No weirdness or addictions. In year 2000 I met a 74 year old Tibetan teacher who boosted me up with such spiritual energy that it took me 5 years to come back to reality. Rational thinking departed to the tropics and friends and family worried. So I ended up in the first mental institution. More followed automatically. Once you get diagnosed and you refuse taking the pills, the police is allowed to put you back in the care of the doctors. So I am now a veteran of several institutions in 3 different countries. It’s part of my life. When 6 people enforced the first injection into my system I screamed my head off. I was macrobiotic at the time and I kept away of all chemicals. First thing that came to my mind was that that dose will kill me. It took 5 years till my brain somehow accepted the prescribed drugs. I can function pretty much normal now. I have a goal in life that I follow. Diagnose, no diagnose.
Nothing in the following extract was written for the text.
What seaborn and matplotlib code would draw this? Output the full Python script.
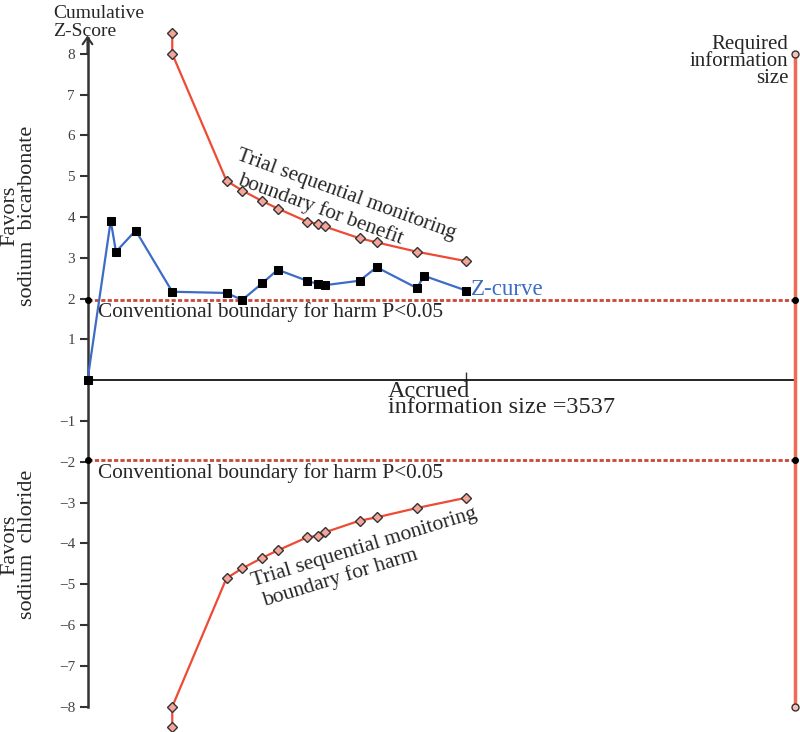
import numpy as np
import pandas as pd
import matplotlib
matplotlib.use("Agg")
import matplotlib.pyplot as plt
import seaborn as sns

# cumulative information (patients) at each trial and the z-values
info_size = [0, 217, 266, 450, 792, 1299, 1446, 1634, 1777, 2051, 2152, 2215, 2543, 2702, 3079, 3145, 3537]
z_curve = [0, 3.91, 3.15, 3.67, 2.17, 2.14, 1.97, 2.38, 2.71, 2.44, 2.36, 2.33, 2.44, 2.77, 2.26, 2.56, 2.20]

# alpha-spending monitoring boundaries
bound_x = [792, 792, 1299, 1446, 1634, 1777, 2051, 2152, 2215, 2543, 2702, 3079, 3537]
bound_benefit = [8.5, 8.0, 4.89, 4.65, 4.39, 4.21, 3.89, 3.83, 3.77, 3.48, 3.38, 3.15, 2.92]
bound_harm = [-8.5, -8.0, -4.85, -4.61, -4.35, -4.17, -3.85, -3.81, -3.73, -3.44, -3.36, -3.13, -2.88]

accrued = 3537
required = 6611
conv = 1.96
yticks = [-8, -7, -6, -5, -4, -3, -2, -1, 1, 2, 3, 4, 5, 6, 7, 8]

sns.set_style("white")
plt.rcParams['font.family'] = ['Liberation Serif', 'DejaVu Serif']

red = '#ee4a35'
blue = '#3c6cc6'

fig = plt.figure(figsize=(8, 7.32), dpi=100)
ax = fig.add_axes([87.5 / 800, 0, 1 - 87.5 / 800, 1])
ax.set_xlim(0, 6658)
ax.set_ylim(-8.62, 9.32)

# conventional boundaries
for yv in (conv, -conv):
    ax.hlines(yv, 0, required, color='#c8483a', lw=2, linestyles=(0, (1.5, 0.8)), zorder=2)
    ax.plot([0, required], [yv, yv], 'o', color='black', ms=4, zorder=5, clip_on=False)

# required information size
sns.lineplot(x=[required, required], y=[8, -8], estimator=None, sort=False, color='#f06a55', lw=2.5, ax=ax, zorder=3)
ax.plot([required, required], [8, -8], 'o', ms=5, mfc='#f8c0b8', mec='#333333', mew=1, zorder=6, clip_on=False)

# monitoring boundaries
for b in (bound_benefit, bound_harm):
    sns.lineplot(x=bound_x, y=b, estimator=None, sort=False, color=red, lw=1.6,
                 marker='D', markersize=5, markerfacecolor='#f5a49a', markeredgecolor='#333333',
                 markeredgewidth=1, ax=ax, zorder=4, clip_on=False)

# z-curve
sns.lineplot(x=info_size, y=z_curve, estimator=None, sort=False, color=blue, lw=1.6,
             marker='s', markersize=5.5, markerfacecolor='black', markeredgecolor='black',
             ax=ax, zorder=5, clip_on=False)

# axes styling
for s in ('top', 'right'):
    ax.spines[s].set_visible(False)
ax.spines['bottom'].set_position(('data', 0))
ax.spines['bottom'].set_bounds(0, required)
ax.spines['bottom'].set_color('black')
ax.spines['bottom'].set_linewidth(1.2)
ax.spines['left'].set_bounds(-8, 8.4)
ax.spines['left'].set_color('#333333')
ax.spines['left'].set_linewidth(1.8)
ax.annotate('', xy=(0, 8.45), xytext=(0, 8.0),
            arrowprops=dict(arrowstyle='->,head_length=0.5,head_width=0.35', lw=1.5, color='#333333',
                            shrinkA=0, shrinkB=0))

ax.set_yticks(yticks)
ax.set_yticklabels([f'{t}' if t > 0 else f'\u2212{-t}' for t in yticks])
ax.tick_params(axis='y', direction='out', length=6, width=1.5, color='#333333', pad=3,
               labelsize=11, labelcolor='#444444', left=True)
ax.set_xticks([accrued])
ax.set_xticklabels([''])
ax.tick_params(axis='x', direction='in', length=6, width=1, color='#333333', bottom=True)
ax.set_xlabel('')
ax.set_ylabel('')

# annotations
ax.text(-320, 8.44, 'Cumulative\nZ-Score', fontsize=14, ha='left', va='baseline', linespacing=1.04)
ax.text(-640, 4.02, 'Favors\nsodium  bicarbonate', fontsize=16, rotation=90, ha='center', va='center', linespacing=0.88)
ax.text(-640, -4.03, 'Favors\nsodium  chloride', fontsize=16, rotation=90, ha='center', va='center', linespacing=0.88)
ax.text(101, 1.54, 'Conventional boundary for harm P<0.05', fontsize=15.3, ha='left', va='baseline')
ax.text(101, -2.39, 'Conventional boundary for harm P<0.05', fontsize=15.3, ha='left', va='baseline')
ax.text(3584, 2.22, 'Z-curve', fontsize=16.5, color=blue, ha='left', va='center')
ax.text(2808, -0.81, 'Accrued\ninformation size =3537', fontsize=17.5, ha='left', va='baseline', linespacing=0.69)
ax.text(6549, 7.28, 'Required\ninformation\nsize', fontsize=15, ha='right', va='baseline',
        multialignment='right', linespacing=0.88)
ax.text(2416, 4.54, 'Trial sequential monitoring', fontsize=15.3, rotation=-20, rotation_mode='anchor',
        ha='center', va='center')
ax.text(2173, 4.18, 'boundary for benefit', fontsize=15.3, rotation=-20, rotation_mode='anchor',
        ha='center', va='center')
ax.text(2584, -4.11, 'Trial sequential monitoring', fontsize=15.5, rotation=17, rotation_mode='anchor',
        ha='center', va='center')
ax.text(2360, -4.84, 'boundary for harm', fontsize=15.5, rotation=17, rotation_mode='anchor',
        ha='center', va='center')

fig.savefig('out.png', dpi=100)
To my luck, Living Museum sells my paintings in NYC, it’s an art space where people heal while spending time at one rough mental hospital. I spent 6 months there. But if I would think of every person that takes me for a fool, my life would be very complicated.

-You paint, but also write poetry and make music. We did not mention that yet.
I ‘m glad people like my writing. In September last year, I was given an Editor’s Choice Award by Howard Ely, editor of International Library of Poetry in Maryland. It was for a poem called Honesty. He included me in 3 poetry collections already. One of them is The Best Of Poems and Poets 2005. Musically speaking, we recorded a demo in Graz with my .GerdaDear. ensemble back in 2003. When a Dutchman David van der Wal heard it, he liked the vocals but complained about the music. He offered to record me and put it out on his Plant Records. What I heard from his production I really liked so I am very excited about this. David has great ideas and a well equipped studio so it’s a real honour to work with him. Really looking forward to this process. It combines it all. Can’t wait to do the cover and some videos.

-Don’t you miss roots, long term relationships with people? Or does this frequent change of people and places suit you? What thing or a person do you hang onto apart of art?
I have a few great friends who I call and write to from anywhere I am. I also have the family, even though I usually spare them from the details of my existence. They are only human after all. I have my beautiful auntie Ota who got me out of financial and other uneasy moments few times. My art school teacher Danka Zacharova was a big supporter in my wish to make it as a visual artist. And the fact that I am an orphan since grade 8 in primary school helped a lot to the whole lifestyle of mine. I had to resolve the emotional independence very quickly if I wanted to get on in life. I try to depend on me and me only as much as possible and be a local not a stranger in places I live. I am a dedicated independent spirit. I protect my freedom deeply. Potential partners usually give up after a while, because I think of work pretty much all the time. I am simply not programmed to plan names of my future children.